__WHAT YOU HAVE TO DO__
Set the listing down unchanged, minus every embedded image.

__SOURCE DATA__
## Start

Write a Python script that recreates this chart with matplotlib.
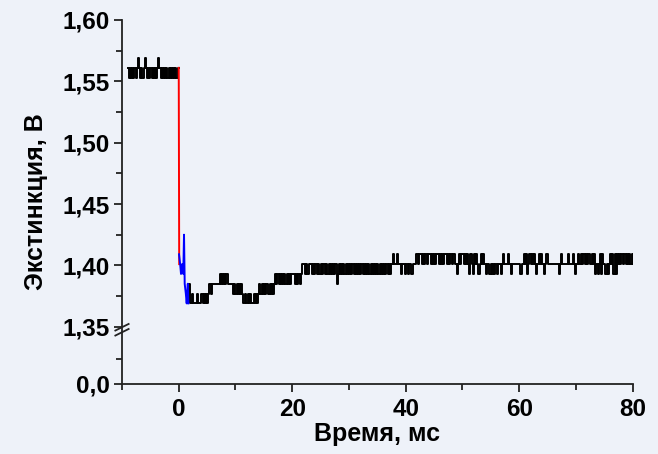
import numpy as np
import matplotlib
matplotlib.use("Agg")
import matplotlib.pyplot as plt
from matplotlib.ticker import FixedLocator, FixedFormatter

plt.rcParams['font.family'] = ['Liberation Sans', 'DejaVu Sans']
plt.rcParams['font.weight'] = 'bold'

DT = 0.2  # ms per sample

# trace before the pulse: level codes -> volts
PRE_T0 = -9.0
PRE_LEVELS = [1.553, 1.561, 1.569]
PRE_CODES = ["1010101012", "1010121010", "1010101210", "1010101010", "101011"]

# fast drop (red) and the first ~1.7 ms after it (blue)
DROP_T = [0.0, 0.08]
DROP_V = [1.561, 1.401]
FAST_T = [0.05, 0.25, 0.4, 0.6, 0.8, 0.93, 1.05, 1.25, 1.4, 1.6, 1.7]
FAST_V = [1.409, 1.401, 1.393, 1.401, 1.393, 1.425, 1.385, 1.377, 1.369, 1.385, 1.369]

# slow recovery, one string per 2 ms
POST_T0 = 1.6
POST_LEVELS = [1.369, 1.377, 1.385, 1.393, 1.401, 1.409]
POST_CODES = [
    "22",
    "0010001000", "1010101212", "2222223232", "3232222212", "1212121010",
    "0101001010", "1212121221", "2121232323", "2323232323", "3323233234",
    "4343344343", "4434343443", "4343434342", "3434343434", "3434343434",
    "3434343434", "3434343434", "3434343445", "4454443443", "4434434445",
    "5455454554", "5545454554", "5454554545", "5454434545", "5454543543",
    "5454345454", "4343343434", "3444345444", "5443444444", "4344545345",
    "4545434545", "4434544444", "4444434544", "4445444543", "4454545545",
    "4544545343", "4535443434", "5453535454", "5455454545",
    "4",
]

Y_TICKS = [0.0, 1.35, 1.40, 1.45, 1.50, 1.55, 1.60]
Y_TICK_LABELS = ["0,0", "1,35", "1,40", "1,45", "1,50", "1,55", "1,60"]
Y_MINOR = [0.6, 1.375, 1.425, 1.475, 1.525, 1.575]
X_TICKS = [0, 20, 40, 60, 80]
X_MINOR = [-10, 10, 30, 50, 70]


def decode(t0, codes, levels):
    s = "".join(codes)
    v = np.array([levels[int(c)] for c in s])
    t = t0 + DT * np.arange(len(s))
    return t, v


pre_t, pre_v = decode(PRE_T0, PRE_CODES, PRE_LEVELS)
post_t, post_v = decode(POST_T0, POST_CODES, POST_LEVELS)

# broken y axis: 0..1.35 squeezed into a short stub below the break
BREAK = 1.35
GAP = 0.0467


def fwd(y):
    y = np.asarray(y, dtype=float)
    return np.where(y >= BREAK, y - BREAK + GAP, y * GAP / BREAK)


def inv(u):
    u = np.asarray(u, dtype=float)
    return np.where(u >= GAP, u - GAP + BREAK, u * BREAK / GAP)


bg = '#eef2f9'
fig = plt.figure(figsize=(6.58, 4.54), dpi=100, facecolor=bg)
ax = fig.add_axes([0.1854, 0.1542, 0.7762, 0.8018])
ax.set_facecolor(bg)

ax.plot(pre_t, pre_v, color='black', lw=1.4, drawstyle='steps-post')
ax.plot(post_t, post_v, color='black', lw=1.4, drawstyle='steps-post')
ax.plot(DROP_T, DROP_V, color='#ff0000', lw=1.4)
ax.plot(FAST_T, FAST_V, color='#0000ff', lw=1.4)

ax.set_yscale('function', functions=(fwd, inv))
ax.set_ylim(0, 1.60)
ax.set_xlim(-10, 80)

ax.yaxis.set_major_locator(FixedLocator(Y_TICKS))
ax.yaxis.set_major_formatter(FixedFormatter(Y_TICK_LABELS))
ax.yaxis.set_minor_locator(FixedLocator(Y_MINOR))
ax.xaxis.set_major_locator(FixedLocator(X_TICKS))
ax.xaxis.set_minor_locator(FixedLocator(X_MINOR))

for side in ('top', 'right'):
    ax.spines[side].set_visible(False)
for side in ('left', 'bottom'):
    ax.spines[side].set_color('#222222')
    ax.spines[side].set_linewidth(1.3)

ax.tick_params(which='major', direction='out', length=6, width=1.3, color='#222222',
               labelsize=17.5, pad=3)
ax.tick_params(which='minor', direction='out', length=4, width=1.3, color='#222222')
ax.tick_params(axis='x', which='major', pad=4)

# break marks across the y spine
yb = 0.149
for dy in (-0.0069, 0.0069):
    ax.plot([-0.013, 0.013], [yb + dy - 0.009, yb + dy + 0.009], transform=ax.transAxes,
            color='#222222', lw=1.3, clip_on=False)

ax.set_xlabel("Время, мс", fontsize=18, fontweight='bold', labelpad=1)
ax.set_ylabel("Экстинкция, В", fontsize=18, fontweight='bold', labelpad=10)

fig.savefig("out.png", dpi=100, facecolor=bg)
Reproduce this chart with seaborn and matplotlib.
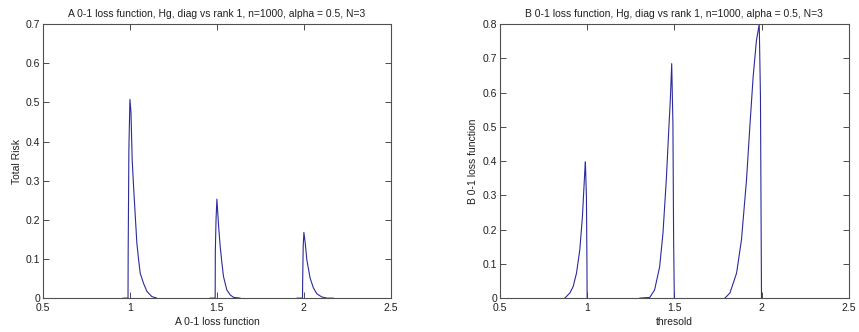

## End

__EXPECTED OUTPUT__
Write a Python script that recreates this chart with matplotlib.
import numpy as np
import matplotlib
matplotlib.use("Agg")
import matplotlib.pyplot as plt
from matplotlib.ticker import FixedLocator, FixedFormatter

plt.rcParams['font.family'] = ['Liberation Sans', 'DejaVu Sans']
plt.rcParams['font.weight'] = 'bold'

DT = 0.2  # ms per sample

# trace before the pulse: level codes -> volts
PRE_T0 = -9.0
PRE_LEVELS = [1.553, 1.561, 1.569]
PRE_CODES = ["1010101012", "1010121010", "1010101210", "1010101010", "101011"]

# fast drop (red) and the first ~1.7 ms after it (blue)
DROP_T = [0.0, 0.08]
DROP_V = [1.561, 1.401]
FAST_T = [0.05, 0.25, 0.4, 0.6, 0.8, 0.93, 1.05, 1.25, 1.4, 1.6, 1.7]
FAST_V = [1.409, 1.401, 1.393, 1.401, 1.393, 1.425, 1.385, 1.377, 1.369, 1.385, 1.369]

# slow recovery, one string per 2 ms
POST_T0 = 1.6
POST_LEVELS = [1.369, 1.377, 1.385, 1.393, 1.401, 1.409]
POST_CODES = [
    "22",
    "0010001000", "1010101212", "2222223232", "3232222212", "1212121010",
    "0101001010", "1212121221", "2121232323", "2323232323", "3323233234",
    "4343344343", "4434343443", "4343434342", "3434343434", "3434343434",
    "3434343434", "3434343434", "3434343445", "4454443443", "4434434445",
    "5455454554", "5545454554", "5454554545", "5454434545", "5454543543",
    "5454345454", "4343343434", "3444345444", "5443444444", "4344545345",
    "4545434545", "4434544444", "4444434544", "4445444543", "4454545545",
    "4544545343", "4535443434", "5453535454", "5455454545",
    "4",
]

Y_TICKS = [0.0, 1.35, 1.40, 1.45, 1.50, 1.55, 1.60]
Y_TICK_LABELS = ["0,0", "1,35", "1,40", "1,45", "1,50", "1,55", "1,60"]
Y_MINOR = [0.6, 1.375, 1.425, 1.475, 1.525, 1.575]
X_TICKS = [0, 20, 40, 60, 80]
X_MINOR = [-10, 10, 30, 50, 70]


def decode(t0, codes, levels):
    s = "".join(codes)
    v = np.array([levels[int(c)] for c in s])
    t = t0 + DT * np.arange(len(s))
    return t, v


pre_t, pre_v = decode(PRE_T0, PRE_CODES, PRE_LEVELS)
post_t, post_v = decode(POST_T0, POST_CODES, POST_LEVELS)

# broken y axis: 0..1.35 squeezed into a short stub below the break
BREAK = 1.35
GAP = 0.0467


def fwd(y):
    y = np.asarray(y, dtype=float)
    return np.where(y >= BREAK, y - BREAK + GAP, y * GAP / BREAK)


def inv(u):
    u = np.asarray(u, dtype=float)
    return np.where(u >= GAP, u - GAP + BREAK, u * BREAK / GAP)


bg = '#eef2f9'
fig = plt.figure(figsize=(6.58, 4.54), dpi=100, facecolor=bg)
ax = fig.add_axes([0.1854, 0.1542, 0.7762, 0.8018])
ax.set_facecolor(bg)

ax.plot(pre_t, pre_v, color='black', lw=1.4, drawstyle='steps-post')
ax.plot(post_t, post_v, color='black', lw=1.4, drawstyle='steps-post')
ax.plot(DROP_T, DROP_V, color='#ff0000', lw=1.4)
ax.plot(FAST_T, FAST_V, color='#0000ff', lw=1.4)

ax.set_yscale('function', functions=(fwd, inv))
ax.set_ylim(0, 1.60)
ax.set_xlim(-10, 80)

ax.yaxis.set_major_locator(FixedLocator(Y_TICKS))
ax.yaxis.set_major_formatter(FixedFormatter(Y_TICK_LABELS))
ax.yaxis.set_minor_locator(FixedLocator(Y_MINOR))
ax.xaxis.set_major_locator(FixedLocator(X_TICKS))
ax.xaxis.set_minor_locator(FixedLocator(X_MINOR))

for side in ('top', 'right'):
    ax.spines[side].set_visible(False)
for side in ('left', 'bottom'):
    ax.spines[side].set_color('#222222')
    ax.spines[side].set_linewidth(1.3)

ax.tick_params(which='major', direction='out', length=6, width=1.3, color='#222222',
               labelsize=17.5, pad=3)
ax.tick_params(which='minor', direction='out', length=4, width=1.3, color='#222222')
ax.tick_params(axis='x', which='major', pad=4)

# break marks across the y spine
yb = 0.149
for dy in (-0.0069, 0.0069):
    ax.plot([-0.013, 0.013], [yb + dy - 0.009, yb + dy + 0.009], transform=ax.transAxes,
            color='#222222', lw=1.3, clip_on=False)

ax.set_xlabel("Время, мс", fontsize=18, fontweight='bold', labelpad=1)
ax.set_ylabel("Экстинкция, В", fontsize=18, fontweight='bold', labelpad=10)

fig.savefig("out.png", dpi=100, facecolor=bg)
Reproduce this chart with seaborn and matplotlib.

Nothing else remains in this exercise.